Long-term offender sentence for Saskatoon man with history of armed robberies

by Bre McAdam

Saskatoon StarPhoenix

A Saskatoon man with more than 70 prior convictions for kidnapping, dangerous driving, weapons and robberies has been designated a long-term offender after Saskatchewan’s top court overturned his indeterminate dangerous offender sentence in 2022.

After a new hearing in Saskatoon Court of King’s Bench, Justice Richard Elson sentenced Michael Brent Laprise to eight years in prison last week for two armed robberies, just days apart in 2017.

Laprise, 36, was originally designated a dangerous offender and received an indeterminate prison sentence on the robberies after a hearing in 2020. He successfully appealed his sentence, arguing the sentencing judge didn’t consider how his experience as an Indigenous person shaped his criminal behaviour, and failed to consider his testimony about the positive changes he planned to make.

Elson found that a long-term offender designation appropriately balances the severity of the offences — robberies targeting employees who are particularly vulnerable — with the intergenerational trauma Laprise experienced.

Dangerous offender designations allow courts to impose indefinite sentences, while long-term offenders receive fixed sentences followed by a long period of community supervision. After he is released from custody, Laprise will be supervised for 10 years and is banned from possessing any weapons for the rest of his life.

Defence lawyer Brian Pfefferle sought a four-year sentence while Crown prosecutor John Knox argued for 10 years.

Laprise was convicted of robbery, using an imitation handgun in a robbery, and assault causing bodily harm for hitting an employee on the head with an imitation handgun during a bank robbery in Saskatoon on Jan. 18, 2017.

Four days later, Laprise helped another man rob a Saskatoon restaurant by pulling out a can of bear spray and threatening to spray anyone who intervened. He also stole liquor and vandalized what he thought was security equipment. He pleaded guilty to robbery and possessing a weapon for a dangerous purpose.

On Jan. 27, 2017 — after the robberies that were subject to the dangerous offender hearing — Laprise was arrested for speeding through downtown Saskatoon in a stolen SUV with a stolen .22 calibre rifle inside. He was sentenced to 30 months in prison after being convicted in 2018 of dangerous driving, evading police, possessing a machete for a dangerous purpose and five firearm offences.

Court heard Laprise was serving a federal sentence when he went unlawfully at large while on day parole in October 2016.

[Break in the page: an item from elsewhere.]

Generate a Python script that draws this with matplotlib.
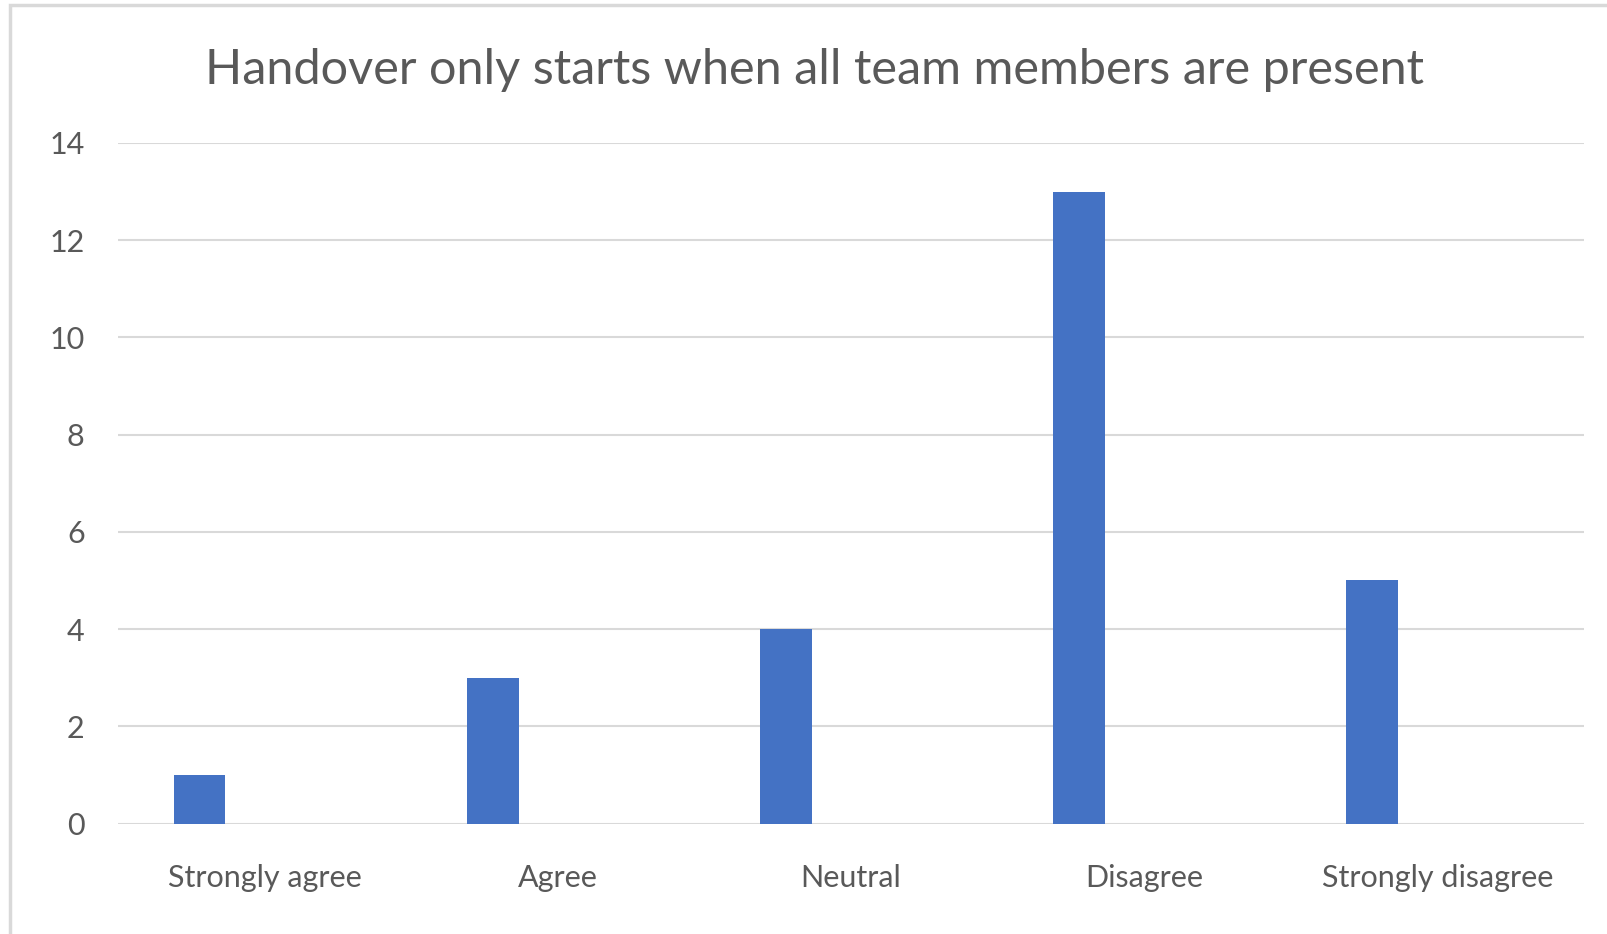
import matplotlib.pyplot as plt
from matplotlib.patches import Rectangle

categories = ["Strongly agree", "Agree", "Neutral", "Disagree", "Strongly disagree"]
counts = [1, 3, 4, 13, 5]
y_ticks = [0, 2, 4, 6, 8, 10, 12, 14]
title = "Handover only starts when all team members are present"

TEXT = "#595959"
GRID = "#d9d9d9"
BAR = "#4472C4"

plt.rcParams["font.family"] = ["Lato", "DejaVu Sans"]

W, H = 1608, 934
fig = plt.figure(figsize=(W / 100, H / 100), dpi=100)

# outer chart frame (runs off the right and bottom edges)
fig.patches.append(Rectangle((10 / W, -0.1), 1.2, 1 - 5 / H + 0.1,
                             transform=fig.transFigure, fill=False,
                             edgecolor=GRID, linewidth=2.5))

ax = fig.add_axes([118 / W, 1 - 823.5 / H, (1584 - 118) / W, (823.5 - 143) / H])

x = list(range(len(categories)))
bar_x = [i - 0.222 for i in x]
ax.bar(bar_x, counts, width=0.177, color=BAR, zorder=3)

ax.set_xlim(-0.5, len(categories) - 0.5)
ax.set_ylim(0, 14)
ax.set_yticks(y_ticks)
ax.set_xticks(x)
ax.set_xticklabels(categories)
ax.yaxis.grid(True, color=GRID, linewidth=1.5, zorder=0)
ax.tick_params(axis="both", length=0, labelsize=22, labelcolor=TEXT)
ax.tick_params(axis="y", pad=24)
ax.tick_params(axis="x", pad=29)
for s in ax.spines.values():
    s.set_visible(False)

fig.text(815 / W, 1 - 70 / H, title, ha="center", va="center",
         fontsize=35, color=TEXT)

fig.savefig("out.png", dpi=100)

On Nov. 28, 2016, he bear sprayed a bartender who asked him for identification, and later pleaded guilty to assault with a weapon. The offence was part of the first dangerous offender hearing, but was not subject to the dangerous offender sentence. Instead, he received an 18-month concurrent sentence.

Laprise’s prior criminal record includes six robbery convictions. According to written decisions, Laprise, who was 22 at the time, robbed two different Subway sandwich stores in Saskatoon on March 16, 2007, using a knife to steal a total of $880.

A month later, he kidnapped two Subway employees at knifepoint and forced them to take out $600 from an ATM before tying them up in his basement, assaulting them and threatening to kill them.

One man escaped from the basement while the other man escaped from the trunk of Laprise’s car, according to court decisions. In 2008, Laprise received a nine-year sentence for the kidnapping and several other offences from between November 2006 and April of 2007.